I have a rat who is similarly scared of me, I've been doing sort-of immersion sessions with them in the bathroom and he's the scardiest. So instead of chasing him around and playing with him like I do the other rat, I stroke the back of his neck, cuddle him up to me, give him treats etc., he's still wary of taking food from me most of the time, but at night (when the rats get hyper - they're albinos and don't like the lights) he likes to groom me. So my recommendation would be take "get in his face" a little less literally - show him that you are a comforter and protector, be gentle with him, use a soothing voice, etc. It will probably take some time for him to come around, but the more he realizes that "time outside with mom = fun and treats", the more friendly he will be.


----------



## Hey-Fay (Jul 8, 2013)

You need to do trust training before immersion. The stickied thread on trust training is in the behavior thread. There's two ways to do trust training, gradual and aggressive. With my two newest ones I did aggressive trust training because they were so terrified the gradual didn't work. I suggest you get a bonding pouch and try the aggressive method. The only thing about that method is that you have to be consistent, you can't miss a day.


----------



## Rat Daddy (Sep 25, 2011)

OK, the fact your rat is afraid of you isn't your fault! Most likely someone else screwed him up before you got him. He may have been neglected or even tortured before he ever met you.

So take a deep breath, and relax.... you aren't doing anything wrong.

Some folks would say aggressive and biting rats are the hardest to fix, in terms of pain and blood loss they are right, but in terms of the sheer effort involved shy and terrified rats are actually harder to get through to.... Like I said, most have a good reason to be afraid of humans.

Immersion isn't trust training.... they have different fundamental philosophies, but when it comes to shy and terrified rats the approach is similar.... Yes, you still engage but you try to be as calm and reassuring as possible, it takes longer and requires a lot more patience but you still have to keep trying to get your rat to understand you.... Sitting in opposite corners of a room doesn't help anybody and short sessions only get a rat that endures you for a little while in order to get back into it's cage.

Relax, take it a little more slowly, engage gently and settle in for the long run and he'll come around.

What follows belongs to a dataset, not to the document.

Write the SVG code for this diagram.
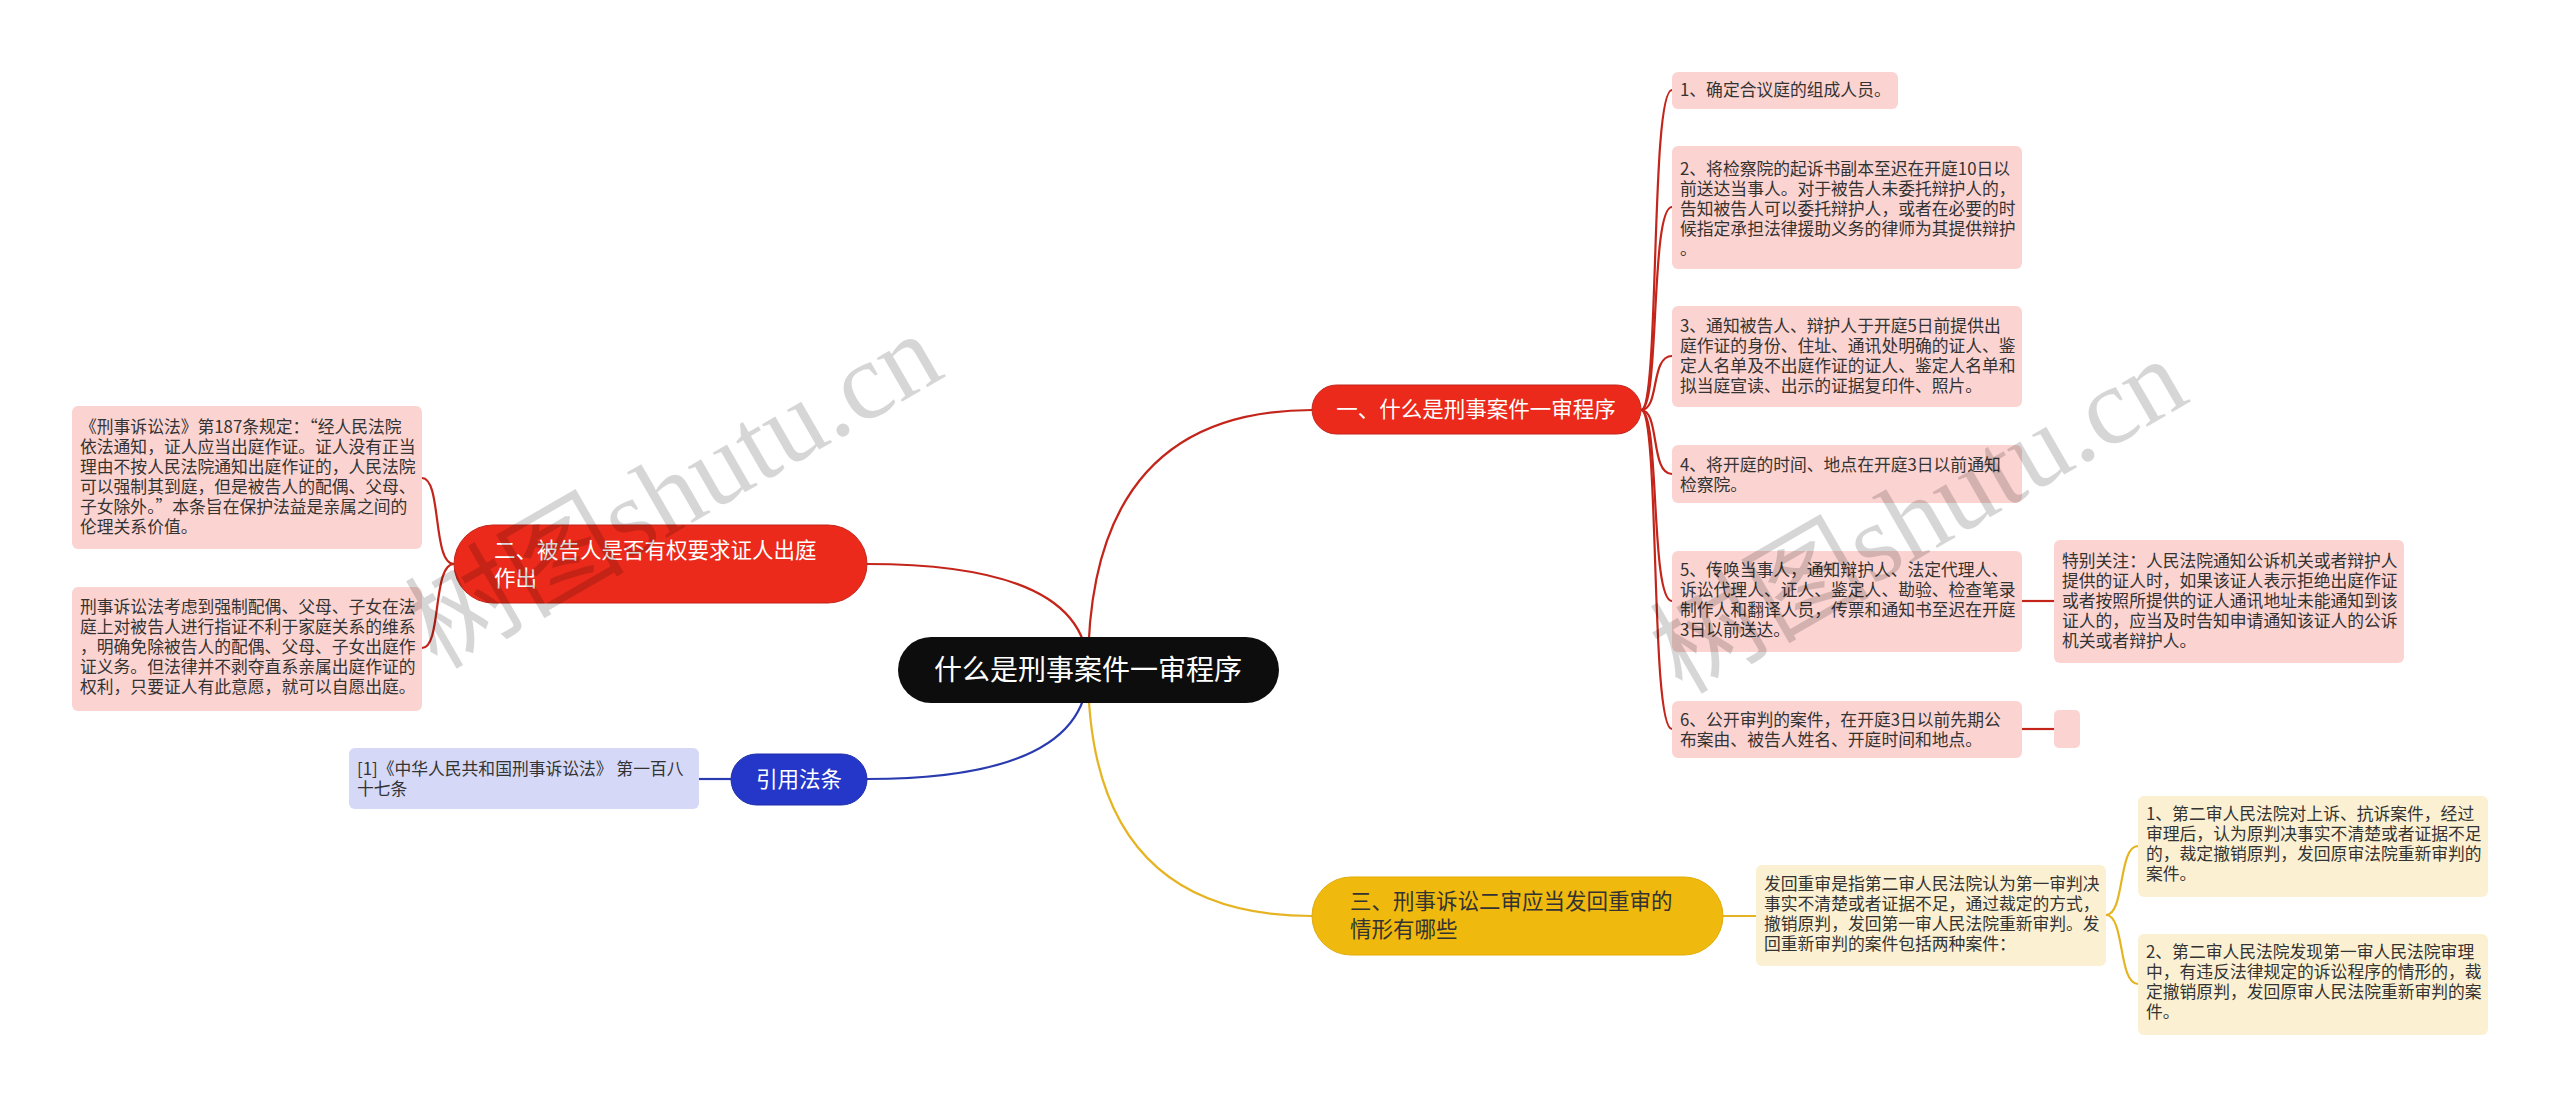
<svg xmlns="http://www.w3.org/2000/svg" width="2560" height="1108" viewBox="0 0 2560 1108">
<style>
text{font-family:"Noto Sans CJK SC","Noto Sans",sans-serif}
.leaf{font-size:16.8px;fill:#333}
.rl{fill:#fbd3d1}
.yl{fill:#fcf0d2}
.bl{fill:#d5d8f6}
.cr{fill:none;stroke:#c4251b;stroke-width:2.2}
.cy{fill:none;stroke:#e6b422;stroke-width:2.2}
.cb{fill:none;stroke:#2a3bb0;stroke-width:2.2}
.pw{fill:#fff}
.wm{font-family:"Liberation Serif","Noto Sans CJK SC",serif;font-size:110px;fill:#000;fill-opacity:0.16}
</style>
<rect width="2560" height="1108" fill="#fff"/>
<g id="connectors">
<path class="cr" d="M1088 670 Q1088 410 1312 410"/>
<path class="cr" d="M867 564 Q1088 564 1088 670"/>
<path class="cb" d="M867 779 Q1088 779 1088 670"/>
<path class="cy" d="M1088 670 Q1088 916 1312 916"/>
<path class="cr" d="M1641 410 C1660 410 1650 90 1672 90"/>
<path class="cr" d="M1641 410 C1660 410 1650 207 1672 207"/>
<path class="cr" d="M1641 410 C1660 410 1650 356 1672 356"/>
<path class="cr" d="M1641 410 C1660 410 1650 474 1672 474"/>
<path class="cr" d="M1641 410 C1660 410 1650 601 1672 601"/>
<path class="cr" d="M1641 410 C1660 410 1650 729 1672 729"/>
<path class="cr" d="M2022 601 L2054 601"/>
<path class="cr" d="M2022 729 L2054 729"/>
<path class="cr" d="M454 564 C432 564 442 478 422 478"/>
<path class="cr" d="M454 564 C432 564 442 648 422 648"/>
<path class="cb" d="M699 779 L731 779"/>
<path class="cy" d="M1723 916 L1756 916"/>
<path class="cy" d="M2106 915 C2125 915 2118 846 2138 846"/>
<path class="cy" d="M2106 915 C2125 915 2118 984 2138 984"/>
</g>
<g id="root">
<rect x="898" y="637" width="381" height="66" rx="33" fill="#0d0d0d"/>
<text x="1088" y="680" font-size="28" text-anchor="middle" class="pw">什么是刑事案件一审程序</text>
</g>
<g id="b1">
<rect x="1312" y="385" width="329" height="49" rx="24.5" fill="#eb2a1b" stroke="#c4251b"/>
<text x="1476" y="417" font-size="21.5" text-anchor="middle" class="pw">一、什么是刑事案件一审程序</text>
</g>
<g id="b2">
<rect x="454" y="525" width="413" height="78" rx="39" fill="#eb2a1b" stroke="#c4251b"/>
<text x="494" y="558" font-size="21.5" class="pw"><tspan>二、被告人是否有权要求证人出庭</tspan><tspan x="494" dy="28">作出</tspan></text>
</g>
<g id="b3">
<rect x="1312" y="877" width="411" height="78" rx="39" fill="#f0b90d" stroke="#e0ab0a"/>
<text x="1350" y="909" font-size="21.5" fill="#333"><tspan>三、刑事诉讼二审应当发回重审的</tspan><tspan x="1350" dy="28">情形有哪些</tspan></text>
</g>
<g id="b4">
<rect x="731" y="754" width="136" height="51" rx="25.5" fill="#2537c9" stroke="#1f2fa8"/>
<text x="799" y="787" font-size="21.5" text-anchor="middle" class="pw">引用法条</text>
</g>
<g id="l1">
<rect class="rl" x="1672" y="72" width="226" height="37" rx="6"/>
<text class="leaf" x="1680" y="96">1、确定合议庭的组成人员。</text>
</g>
<g id="l2">
<rect class="rl" x="1672" y="146" width="350" height="123" rx="6"/>
<text class="leaf" x="1680" y="175"><tspan>2、将检察院的起诉书副本至迟在开庭10日以</tspan><tspan x="1680" dy="20">前送达当事人。对于被告人未委托辩护人的，</tspan><tspan x="1680" dy="20">告知被告人可以委托辩护人，或者在必要的时</tspan><tspan x="1680" dy="20">候指定承担法律援助义务的律师为其提供辩护</tspan><tspan x="1680" dy="20">。</tspan></text>
</g>
<g id="l3">
<rect class="rl" x="1672" y="306" width="350" height="101" rx="6"/>
<text class="leaf" x="1680" y="332"><tspan>3、通知被告人、辩护人于开庭5日前提供出</tspan><tspan x="1680" dy="20">庭作证的身份、住址、通讯处明确的证人、鉴</tspan><tspan x="1680" dy="20">定人名单及不出庭作证的证人、鉴定人名单和</tspan><tspan x="1680" dy="20">拟当庭宣读、出示的证据复印件、照片。</tspan></text>
</g>
<g id="l4">
<rect class="rl" x="1672" y="445" width="350" height="58" rx="6"/>
<text class="leaf" x="1680" y="471"><tspan>4、将开庭的时间、地点在开庭3日以前通知</tspan><tspan x="1680" dy="20">检察院。</tspan></text>
</g>
<g id="l5">
<rect class="rl" x="1672" y="551" width="350" height="101" rx="6"/>
<text class="leaf" x="1680" y="576"><tspan>5、传唤当事人，通知辩护人、法定代理人、</tspan><tspan x="1680" dy="20">诉讼代理人、证人、鉴定人、勘验、检查笔录</tspan><tspan x="1680" dy="20">制作人和翻译人员，传票和通知书至迟在开庭</tspan><tspan x="1680" dy="20">3日以前送达。</tspan></text>
</g>
<g id="l6">
<rect class="rl" x="1672" y="701" width="350" height="57" rx="6"/>
<text class="leaf" x="1680" y="726"><tspan>6、公开审判的案件，在开庭3日以前先期公</tspan><tspan x="1680" dy="20">布案由、被告人姓名、开庭时间和地点。</tspan></text>
</g>
<g id="l5a">
<rect class="rl" x="2054" y="540" width="350" height="123" rx="6"/>
<text class="leaf" x="2062" y="567"><tspan>特别关注：人民法院通知公诉机关或者辩护人</tspan><tspan x="2062" dy="20">提供的证人时，如果该证人表示拒绝出庭作证</tspan><tspan x="2062" dy="20">或者按照所提供的证人通讯地址未能通知到该</tspan><tspan x="2062" dy="20">证人的，应当及时告知申请通知该证人的公诉</tspan><tspan x="2062" dy="20">机关或者辩护人。</tspan></text>
</g>
<g id="l6a">
<rect class="rl" x="2054" y="710" width="26" height="38" rx="5"/>
</g>
<g id="l7">
<rect class="rl" x="72" y="406" width="350" height="143" rx="6"/>
<text class="leaf" x="80" y="433"><tspan>《刑事诉讼法》第187条规定：“经人民法院</tspan><tspan x="80" dy="20">依法通知，证人应当出庭作证。证人没有正当</tspan><tspan x="80" dy="20">理由不按人民法院通知出庭作证的，人民法院</tspan><tspan x="80" dy="20">可以强制其到庭，但是被告人的配偶、父母、</tspan><tspan x="80" dy="20">子女除外。”本条旨在保护法益是亲属之间的</tspan><tspan x="80" dy="20">伦理关系价值。</tspan></text>
</g>
<g id="l8">
<rect class="rl" x="72" y="587" width="350" height="124" rx="6"/>
<text class="leaf" x="80" y="613"><tspan>刑事诉讼法考虑到强制配偶、父母、子女在法</tspan><tspan x="80" dy="20">庭上对被告人进行指证不利于家庭关系的维系</tspan><tspan x="80" dy="20">，明确免除被告人的配偶、父母、子女出庭作</tspan><tspan x="80" dy="20">证义务。但法律并不剥夺直系亲属出庭作证的</tspan><tspan x="80" dy="20">权利，只要证人有此意愿，就可以自愿出庭。</tspan></text>
</g>
<g id="l9">
<rect class="bl" x="349" y="748" width="350" height="61" rx="6"/>
<text class="leaf" x="357" y="775"><tspan>[1]《中华人民共和国刑事诉讼法》 第一百八</tspan><tspan x="357" dy="20">十七条</tspan></text>
</g>
<g id="l10">
<rect class="yl" x="1756" y="865" width="350" height="101" rx="6"/>
<text class="leaf" x="1764" y="890"><tspan>发回重审是指第二审人民法院认为第一审判决</tspan><tspan x="1764" dy="20">事实不清楚或者证据不足，通过裁定的方式，</tspan><tspan x="1764" dy="20">撤销原判，发回第一审人民法院重新审判。发</tspan><tspan x="1764" dy="20">回重新审判的案件包括两种案件：</tspan></text>
</g>
<g id="l11">
<rect class="yl" x="2138" y="796" width="350" height="101" rx="6"/>
<text class="leaf" x="2146" y="820"><tspan>1、第二审人民法院对上诉、抗诉案件，经过</tspan><tspan x="2146" dy="20">审理后，认为原判决事实不清楚或者证据不足</tspan><tspan x="2146" dy="20">的，裁定撤销原判，发回原审法院重新审判的</tspan><tspan x="2146" dy="20">案件。</tspan></text>
</g>
<g id="l12">
<rect class="yl" x="2138" y="934" width="350" height="101" rx="6"/>
<text class="leaf" x="2146" y="958"><tspan>2、第二审人民法院发现第一审人民法院审理</tspan><tspan x="2146" dy="20">中，有违反法律规定的诉讼程序的情形的，裁</tspan><tspan x="2146" dy="20">定撤销原判，发回原审人民法院重新审判的案</tspan><tspan x="2146" dy="20">件。</tspan></text>
</g>
<g id="watermark">
<text class="wm" x="673" y="528" text-anchor="middle" transform="rotate(-30 673 490)">树图shutu.cn</text>
<text class="wm" x="1918" y="553" text-anchor="middle" transform="rotate(-30 1918 515)">树图shutu.cn</text>
</g>
</svg>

Bring a blanket with you and encourage him to snuggle under it with you so he starts getting the message that you are shelter. 

And before you get down on yourself or your rat remember the damage was likely done by someone else, your rat isn't really afraid of you he's afraid of another human you just happen to resemble. 

When I adopt a rat, I handle it to make sure it's not unusually afraid of me or aggressive. I look for rats that are calm and inquisitive when I pick them up. This way I try to screen out the emotionally damaged ones. This makes immersion easy. But you have adopted a challenge, so treat it as such, make him your project. Bring in your blanket or towel try to get him to hide with you and not from you, try treats and snuggles and use your imagination.... if you were trapped in a room with a grizzly bear how could he show you he wanted to be your friend?

Shy, fearful and terrified rats aren't easy, but it's worth the effort and the work when they do come around. Don't give up. Keep reaching out to your rat and eventually he'll get it that you aren't going to hurt him... then he's get it that you are trying to be his friend and then you will be on your way to a beautiful friendship. Some rats that have been hurt by humans never become entirely trusting but most will do pretty well with a single human friend.

Hang in there and best luck.


----------